I recommend using one of the official inventories researchers use. These include the Adult Attachment Scale, the Relationship Style Questionnaire, and the Experiences in Close Relationship Scale, among others.
Additionally, you might check in with yourself about things like:
If you answer yes to the below, these are high levels of the above are signs of secure attachment:
♥ How easy is it to be affectionate with your partner?
♥ How comfortable do you feel sharing your deep personal thoughts and feelings with your partner?
♥ How sensitive are you to your partner’s moods and emotions?
If you experience high levels of the below, those are signs of an anxious attachment.
♥ How frequently do you notice feelings of jealousy or unease when your partner is away without you?
♥ Do you worry about your entire relationship after one argument?
♥ How concerned or distressed do you get if your partner asserts boundaries, like saying they need some alone time, telling you they’d rather masturbate tonight then have sex, or asking you not to look at their phone?

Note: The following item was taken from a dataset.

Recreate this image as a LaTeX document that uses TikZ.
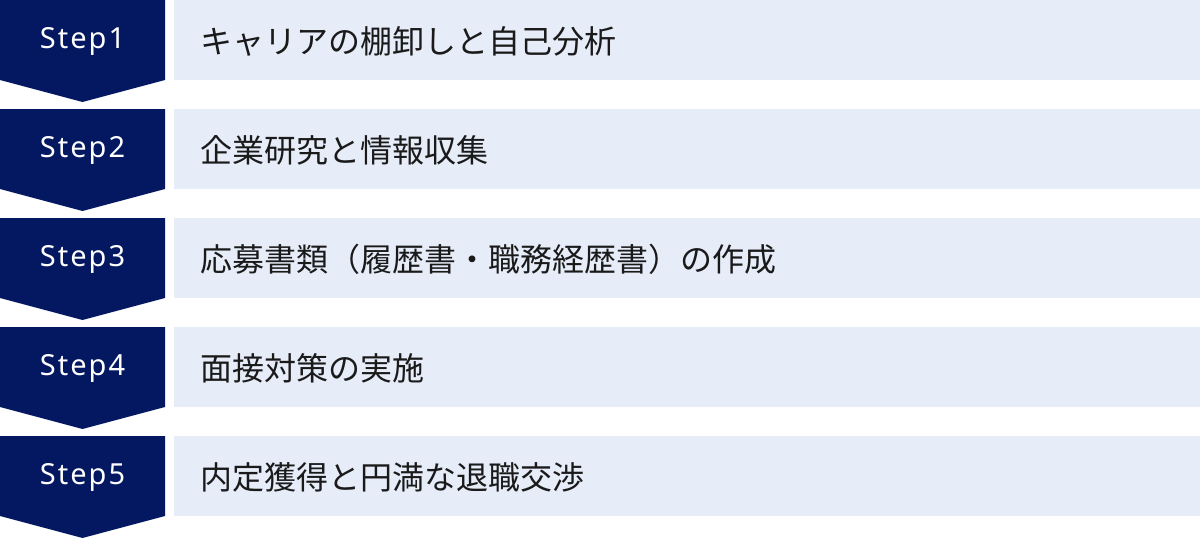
\documentclass[tikz,border=0pt]{standalone}
\usepackage{fontspec}
\setmainfont{Noto Sans}
\newfontfamily\jpfont{Noto Sans CJK JP}
\newfontfamily\stepfont[LetterSpace=7]{Noto Sans}
\definecolor{navy}{HTML}{041862}
\definecolor{pale}{HTML}{E6ECF8}
\definecolor{ink}{HTML}{1A1A1A}
\begin{document}
\begin{tikzpicture}[x=1pt,y=-1pt,
  stepshape/.style={fill=navy,draw=none},
  itembox/.style={fill=pale,draw=none},
  steplabel/.style={text=white,font=\stepfont\fontsize{29}{34}\selectfont,inner sep=0pt},
  itemlabel/.style={text=ink,font=\jpfont\fontsize{32}{38}\selectfont,anchor=west,inner sep=0pt}]
\useasboundingbox (0,0) rectangle (1200,538);
\foreach \i/\t in {0/キャリアの棚卸しと自己分析,1/企業研究と情報収集,2/応募書類（履歴書・職務経歴書）の作成,3/面接対策の実施,4/内定獲得と円満な退職交渉}{
  \pgfmathsetmacro{\yy}{109*\i}
  \path[stepshape] (0,\yy) -- (165,\yy) -- (165,\yy+80) -- (82.5,\yy+102) -- (0,\yy+80) -- cycle;
  \path[itembox] (174,\yy) rectangle (1200,\yy+80);
  \pgfmathtruncatemacro{\n}{\i+1}
  \node[steplabel] (s\n) at (82.5,\yy+41) {Step\n};
  \node[itemlabel] (t\n) at (200,\yy+41) {\t};
}
\end{tikzpicture}
\end{document}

Additionally, high levels of the below are signs of avoidant attachment:
♥ How much do you want to pull away when someone starts showing serious romantic interest in you?
♥ How boring or suspicious do you find potential partners who are kind, sweet, and freely giving of love and affection?
♥ How demanding do you find your partner’s requests for your time, advice, affection, and attention?
Why is knowing one’s attachment theory helpful when it comes to intimacy and relationships?
Having a framework for thinking about ourselves and how we relate to others and the world can be very helpful. My opinion as a sexuality educator is that you can’t have too many tools or too much knowledge when it comes to making sense of our sexuality. Knowledge about your own attachment style can be helpful in not beating yourself up if you notice thoughts and behaviors in yourself that feel destructive to relationships, and instead enable you to gain some understanding and self-compassion about what you’re doing and why, and what the unmet need is. Knowledge about a partner’s attachment style can make it easier to work together to help them feel safe and loved in the way they need.